Much will depend on which groups the tax increase really impacts on, with fears that not just high-earners will end up paying the higher rate. The theory is that those on lower incomes will end up paying the higher 28% rate where the gain, added to their income, pushes them past the threshold.
However, the fact remains that at 28% CGT is still far lower than the rates of three years ago of up to 40%, before the previous government introduced the 18% flat rate. Whilst some landlords will see property investment as less attractive on account of these changes, overall the appeal for most outweighs equities and many would argue this is simply an alignment of the two investment vehicles in terms of taxation.

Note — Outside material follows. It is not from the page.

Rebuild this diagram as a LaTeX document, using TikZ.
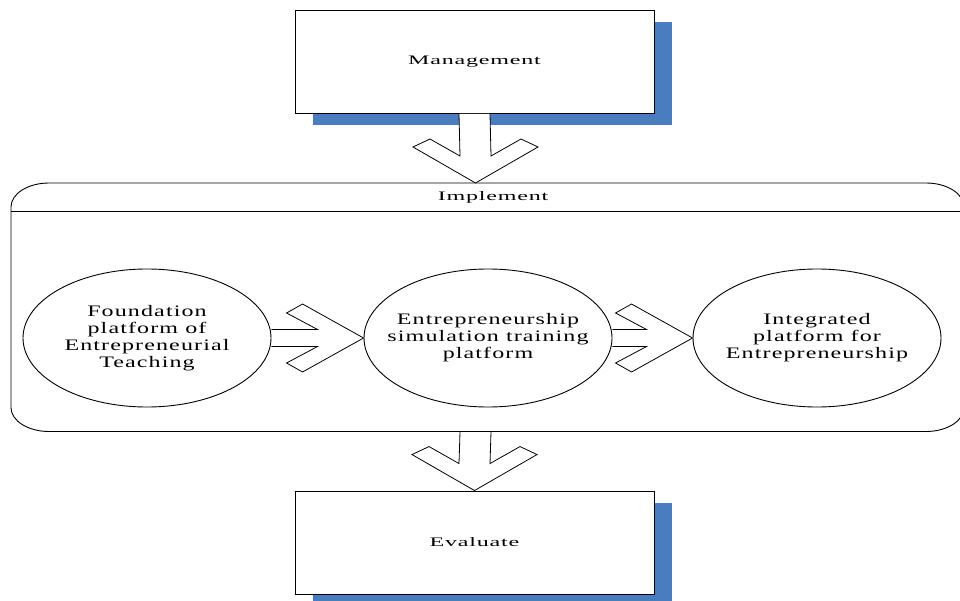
\documentclass[tikz,border=0pt]{standalone}
\usepackage{fontspec}
\setmainfont{Liberation Serif}
\newfontfamily\boxfont[FakeStretch=1.85,LetterSpace=6]{Liberation Serif}
\newfontfamily\circfont[FakeStretch=1.5,LetterSpace=7]{Liberation Serif}
\usetikzlibrary{shapes.geometric,calc,shadows}
\definecolor{shadowblue}{RGB}{74,125,192}
\newcommand\hfatarrow[2]{%
  \draw[fatarrow] ($(#1.east)+(0,-8.5)$) -- ($(#2.west)+(-46,-8.5)$) -- ($(#2.west)+(-77,-25)$)
    -- ($(#2.west)+(-61,-34)$) -- (#2.west) -- ($(#2.west)+(-61,34)$) -- ($(#2.west)+(-77,25)$)
    -- ($(#2.west)+(-46,8.5)$) -- ($(#1.east)+(0,8.5)$);}
\newcommand\vfatarrow[2]{%
  \filldraw[fatarrow,fill=white] ($(#1)+(-15.5,0.5)$) -- ($(#2)+(-15.5,-27)$) -- ($(#2)+(-45.5,-44)$)
    -- ($(#2)+(-62.5,-36)$) -- (#2) -- ($(#2)+(62.5,-36)$) -- ($(#2)+(45.5,-44)$)
    -- ($(#2)+(15.5,-27)$) -- ($(#1)+(15.5,0.5)$);}
\begin{document}
\begin{tikzpicture}[x=1pt,y=-1pt,line width=0.9pt,
  boxtext/.style={font=\boxfont\fontsize{13}{15}\selectfont},
  mainbox/.style={draw=black,fill=white,minimum width=359pt,minimum height=103pt,inner sep=0pt,boxtext,
    drop shadow={shadow xshift=18pt,shadow yshift=-12pt,fill=shadowblue,opacity=1}},
  platform/.style={draw=black,ellipse,minimum width=248pt,minimum height=138pt,inner sep=0pt},
  platformtext/.style={align=center,inner sep=0pt,font=\circfont\fontsize{16}{17}\selectfont},
  fatarrow/.style={draw=black,line width=0.8pt,line join=miter}]
\useasboundingbox (0,0) rectangle (960,601);
\fill[white] (0,0) rectangle (960,601);
% Implement container
\draw (11,207) .. controls (11,193.7) and (28,183) .. (49,183) -- (926,183)
  .. controls (947,183) and (964,193.7) .. (964,207) -- (964,407.5)
  .. controls (964,420.8) and (947,431.5) .. (926,431.5) -- (49,431.5)
  .. controls (28,431.5) and (11,420.8) .. (11,407.5) -- cycle;
\draw (11,211) -- (964,211);
\node[boxtext] (impl) at (493,197) {Implement};
\coordinate (implTop) at (475.5,183);
\coordinate (implBot) at (475.5,431.5);
% boxes
\node[mainbox] (mgmt) at (474.5,61.5) {Management};
\node[mainbox] (eval) at (474.5,542.5) {Evaluate};
% platforms
\node[platform] (found) at (147,338) {};
\node[platform] (sim) at (488,338) {};
\node[platform] (integ) at (817,338) {};
\node[platformtext] (foundtext) at (found.center) {Foundation\\platform of\\Entrepreneurial\\Teaching};
\node[platformtext] (simtext) at (sim.center) {Entrepreneurship\\simulation training\\platform};
\node[platformtext] (integtext) at (integ.center) {Integrated\\platform for\\Entrepreneurship};
% arrows
\vfatarrow{mgmt.south}{implTop}
\vfatarrow{implBot}{eval.north}
\hfatarrow{found}{sim}
\hfatarrow{sim}{integ}
\end{tikzpicture}
\end{document}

Whilst the extent of the CGT rise was welcomed (compared to fears of a 40-50% higher rate), what has been even more significant to agents is the speed at which it has been implemented. By announcing the increase immediately, the Government has avoided panic-selling by landlords and second home-owners. There had been concerns that this would have seen the market flooded with properties as investors rushed to sell before the higher rate tax came into effect.
Value Added Tax (VAT)
Increased from 17.5% to 20% as of the start of next year, this is at the head of a number of tax rises that may dent confidence generally when it comes to those looking to buy property. Some may feel that this combined with job insecurity may make it “the wrong time to buy”.
Of course, whilst a concern for estate agents, this trend would simply bolster the already strong rental property market nationwide, currently being enjoyed by letting agents.
In summary, despite tax rises, the budget has been generally positive for estate agents and letting agents with a view that they will not impact too dramatically on market confidence. With the announcements being both swift and clear, there is also a sense that the market now “knows where it is going” and this alone will aid investors in making their informed decisions.